Caring for your company is sometimes like being a homeowner.
Maybe your house needs a fresh coat of paint. The driveway has some crumbling blacktop or concrete. And wouldn’t adding some plants and flowers help refresh your home’s appearance?
Companies are no different. The need to reposition can manifest itself in a number of ways, such as fewer sales, less of an audience, the arrival of new competitors in the industry, changes in the industry itself and new technology.
A reposition is an adjustment that you plan for your business — just as you would plan updating your living space for maximum appeal — in order to keep up with the changing needs of your customers and to move forward and upward as a company.
Rebranding, on the other hand, is more encompassing. It could include a name change, new logo, revised business model and review of core products when the company is really struggling, wants to move past a crisis or refocus its mission and vision.
You’ll know if you should consider repositioning your company if things just don’t seem to be in synch any longer. Does what you’re offering correspond well with what your customers are telling you they want? Do the product updates you’re promoting mesh with the brand promise you’ve established? Does your product appeal to younger generations and the current market? Maybe your brand wants to distance itself from a negative issue or rejuvenate interest in a historic brand in a novel way while remaining authentic to your existing audience.
Your company can be repositioned with the help of embracing emerging trends. This includes social media platforms that may already be fully integrated into your customers’ activities, just not by your company yet. For example, you might expand to Instagram or TikTok.

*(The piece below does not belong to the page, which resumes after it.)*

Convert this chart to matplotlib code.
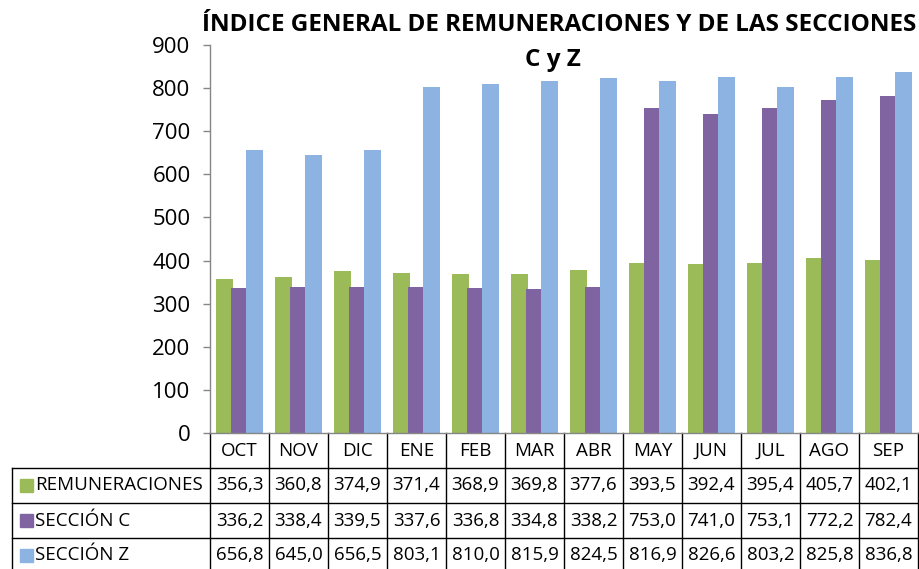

Repositioning your brand involves taking a good look at demographics, including who your customers are, what customers you want and what customers you need. Utilizing social media can help you adapt your message to new target audiences without changing the essence of your brand — the feeling a customer expects to receive when interacting with your brand. Just like on the commercials, the first sip of an ice-cold Coke is quickly followed by an appreciative “ahhh!” and then images of the soft drink being affiliated with happy people having fun experiences alongside the beverage. (Think of the slogans: Have a Coke and a Smile. Coke is it. Open Happiness. Taste the feeling.)
When you’re repositioning, consider how emerging trends can play a role in enhancing your success.
Where are you now? Look at your brand’s current position in the market Does your unique value proposition hold true? Start to establish a brand repositioning strategy that looks at your established audience, target audience and the ways they like to get their information and then align with it. For example, a shoe company like Skechers may advertise in Reader’s Digest or the AARP magazine for older customers focusing on comfort and support, and look to social media to engage younger buyers seeking stylish, colorful options serving their on-the-go lifestyle well.
Once you implement changes, see what your customers think and whether they believe you’re being true to your brand. Just as you have friends of all ages and walks of life, so can your brand. Take fast-food restaurant brand White Castle’s 100+year legacy of serving small, square hamburgers – Sliders – with a slogan to “buy ‘em by the sack.” The company has repositioned and expanded to adapt to current food trends, adding chicken & waffles, veggie, Impossible, breaded fish and cheese Slider options and catering to home and office gatherings and parties by offering the Crave Clutch (20 Sliders), Crave Case (30) and Crave Crate (100) and online ordering for those whose phone is a permanent fixture in their hand.
Emerging trends can involve dietary preferences, such as Pedialyte Sport drinks for athletes. Emerging trends can also involve embracing an unexpected use of your product, such as Avon’s Skin So Soft exhibiting repellent properties. This resulted in the company deliberately producing mosquito repellents, bug sprays and lotions that add a cosmetic touch to a product line designed to drive away insects.
Regardless of your industry, utilizing emerging trends needs to be integrated without altering the established bond between customers and your business. Appealing to additional demographics and generational groups can be beneficial. Alienating your core audience in pursuit of another may solve your challenges of the day, but will not ensure longevity and staying power for your organization and brand.
It pays to do research before leaping. Adapt trends in a logical manner for your organization to enhance the success of your brand repositioning.